Saturday, May 18, 2024

NaNoWriMo

(Photo by mpclemens, CC BY 2.0, via Wikimedia Commons)

As I've mentioned before, I did National Novel Writing Month in 2022 and successfully wrote 50,000 words in the space of a month. In the end, it translated to about 175 pages, and I would not write a single one of those today. It's not bad in the standard first-draft way, it's bad in a kind of way that makes me shake my head at who I was when I wrote it.

A lot has changed since then. Over a year has gone by, I've matured quite a bit, I failed NaNoWriMo embarrassingly badly in 2023 (though the project I started on is still one I want to pursue at some point), and I've spent some time reconnecting with my love of reading. As such, I feel that I'm in a good place this year to give it an attempt. Due to aforementioned "personal stuff," I'll definitely be a lot busier during November of this year (and heaven knows that 1,667 words a day is easier said than done), but I figure it couldn't hurt to give it an honest shot, at least a more honest one than I did in 2023.

There are, however, a few problems with the idea of doing NaNoWriMo this year.

The first is the lack of the forums. For those who don't know, on the surface, the NaNoWriMo forums were the single most wholesome place on the Internet. They were lively, encouraging, hilarious, and accepting. Of course, that was only on the surface. A controversy involving insensitive comments made by a staff member brought out a real ugly, confrontational side in the community that led to an enormous thread of all-caps screaming matches and other such things. In the wake of this controversy, users also discovered a hidden side to the forums, in which it is alleged a moderator engaged in some truly despicable acts. As a result, the forums were locked indefinitely, and they remain so. I haven't looked into the allegations too deeply, but if they're true, then it's a dang good thing those forums were locked. The problem is that the forums were what got me through the process in 2022, and I likely wouldn't have finished without the encouragement they provided. Locking them down may well have been the right decision, but there's no real replacement for what they did for me.

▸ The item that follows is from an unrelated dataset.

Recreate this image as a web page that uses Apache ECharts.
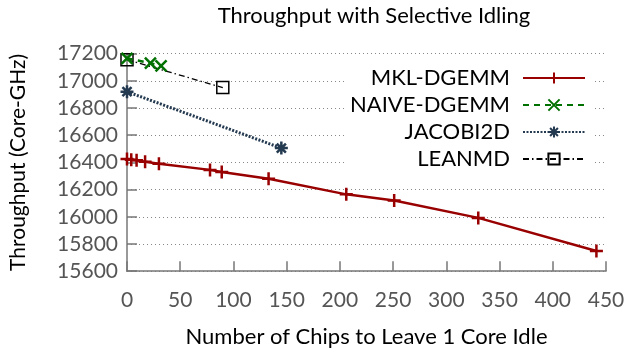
<!DOCTYPE html>
<html><head><meta charset="utf-8">
<script src="https://cdn.jsdelivr.net/npm/echarts@6/dist/echarts.min.js"></script>
<style>html,body{margin:0;padding:0;background:#fff}#c{width:629px;height:358px}</style>
</head><body><div id="c"></div>
<script>
const xTicks = [0, 50, 100, 150, 200, 250, 300, 350, 400, 450];
const yTicks = [15600, 15800, 16000, 16200, 16400, 16600, 16800, 17000, 17200];
const seriesNames = ['MKL-DGEMM', 'NAIVE-DGEMM', 'JACOBI2D', 'LEANMD'];
const mklX = [0, 4, 9, 17, 30, 78, 89, 133, 206, 251, 330, 441];
const mklY = [16425, 16420, 16415, 16405, 16390, 16345, 16330, 16280, 16165, 16120, 15992, 15748];
const naiveX = [0, 22, 32];
const naiveY = [17165, 17130, 17110];
const jacobiX = [0, 145];
const jacobiY = [16920, 16505];
const leanX = [0, 90];
const leanY = [17155, 16950];

const zip = (xs, ys) => xs.map((x, i) => [x, ys[i]]);
const FONT = 'Lato';
const plusPath = 'path://M5,0L5,10M0,5L10,5';
const crossPath = 'path://M0,0L10,10M10,0L0,10';
const starPath = 'path://M5,0L5,10M0,5L10,5M1.5,1.5L8.5,8.5M8.5,1.5L1.5,8.5';

const chart = echarts.init(document.getElementById('c'), null, {renderer: 'canvas'});
chart.setOption({
  backgroundColor: '#fff',
  animation: false,
  title: {
    text: 'Throughput with Selective Idling',
    left: 369, top: 0, textAlign: 'center',
    textStyle: {fontFamily: FONT, fontSize: 22, fontWeight: 'normal', color: '#000'}
  },
  grid: {left: 127, right: 23, top: 53.6, bottom: 86.8, containLabel: false},
  legend: {
    orient: 'vertical', right: 35, top: 65, align: 'right',
    itemWidth: 62, itemHeight: 14, itemGap: 5,
    backgroundColor: '#fff', padding: [2, 8, 2, 4],
    formatter: name => '{t|' + name + '}',
    textStyle: {fontFamily: FONT, fontSize: 22, color: '#000',
      rich: {t: {fontFamily: FONT, fontSize: 22, color: '#000', padding: [0, 8, 0, 0]}}},
    data: seriesNames
  },
  xAxis: {
    type: 'value', min: xTicks[0], max: xTicks[xTicks.length - 1], interval: 50,
    name: 'Number of Chips to Leave 1 Core Idle', nameLocation: 'middle', nameGap: 55,
    nameTextStyle: {fontFamily: FONT, fontSize: 22, color: '#000'},
    axisLine: {show: true, lineStyle: {color: '#777', width: 1.5}},
    axisTick: {show: true, inside: true, length: 10, lineStyle: {color: '#777', width: 1.5}},
    axisLabel: {fontFamily: FONT, fontSize: 21, color: '#555', margin: 19},
    splitLine: {show: false}
  },
  yAxis: {
    type: 'value', min: yTicks[0], max: yTicks[yTicks.length - 1], interval: 200,
    name: 'Throughput (Core-GHz)', nameLocation: 'middle', nameGap: 98, nameRotate: 90,
    nameTextStyle: {fontFamily: FONT, fontSize: 21, color: '#000'},
    axisLine: {show: true, lineStyle: {color: '#777', width: 1.5}},
    axisTick: {show: true, inside: true, length: 10, lineStyle: {color: '#777', width: 1.5}},
    axisLabel: {fontFamily: FONT, fontSize: 21, color: '#555', margin: 9, formatter: v => String(v)},
    splitLine: {show: true, lineStyle: {color: '#888', width: 1, type: [1, 3]}}
  },
  series: [
    {
      name: seriesNames[0], type: 'line', data: zip(mklX, mklY), z: 4,
      symbol: plusPath, symbolSize: 13, showAllSymbol: true,
      lineStyle: {color: '#990000', width: 2.5},
      itemStyle: {color: 'transparent', borderColor: '#990000', borderWidth: 2.5}
    },
    {
      name: seriesNames[1], type: 'line', data: zip(naiveX, naiveY), z: 5,
      symbol: crossPath, symbolSize: 11,
      lineStyle: {color: '#007000', width: 2.5, type: [6, 5]},
      itemStyle: {color: 'transparent', borderColor: '#007000', borderWidth: 2.5}
    },
    {
      name: seriesNames[2], type: 'line', data: zip(jacobiX, jacobiY), z: 3,
      symbol: starPath, symbolSize: 13,
      lineStyle: {color: '#243a50', width: 3, type: [2, 1.5]},
      itemStyle: {color: 'transparent', borderColor: '#243a50', borderWidth: 2.5}
    },
    {
      name: seriesNames[3], type: 'line', data: zip(leanX, leanY), z: 4,
      symbol: 'rect', symbolSize: 12,
      lineStyle: {color: '#000', width: 1.3, type: [6, 3, 1.5, 3]},
      itemStyle: {color: 'transparent', borderColor: '#000', borderWidth: 1.5}
    }
  ]
});
</script></body></html>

The second problem is an issue of format. I cannot write well on a computer. For one, I inevitably get distracted and click over to YouTube. Second, something about the act of putting words on a screen as opposed to paper just dulls my writing skill, I swear. I have yet to produce a typed work that is even close to the level of quality as even the first drafts of my handwritten (A Good Day to Make a Friend) or typewritten works (such as an unpublished short story called "Parker Shell Escapes the Simulation" that satirizes the deplorable Andrew Tate). One must understand that you win NaNoWriMo by writing everywhere. In class, in meetings, on the train, wherever you feasibly can. And it's not like I can take a typewriter everywhere I go (they don't lend themselves well to discreet writing). I may not even have a typewriter this November if my poor Webster XL-800 can't be fixed, and I won't be able to use the Alphasmart Neo that saved me in 2022 this November. So writing on a computer may just be unavoidable. That's not great.

And thirdly, I want to write something longer. My 50,000 words from 2022 only translated to a measly 175 pages. I know that I can continue writing after NaNoWriMo is done as long as I get my 50k words in, but I'm not sure if I'll be able to do so without the rigid goal provided by NaNoWriMo. Maybe I'll just need to extend it to two months and see if I can to 100k words. But that sounds mega-stressful. So who knows what'll happen?

Really, I don't even know if I'll be able to do it this year. But I'll try. That's all any writer can do when they're working on a project. They can give it a genuine shot and see if it works out. I know I'm capable of doing this. I just don't know if lightning will strike in the same place twice.

Wait, why the heck am I writing about this in May?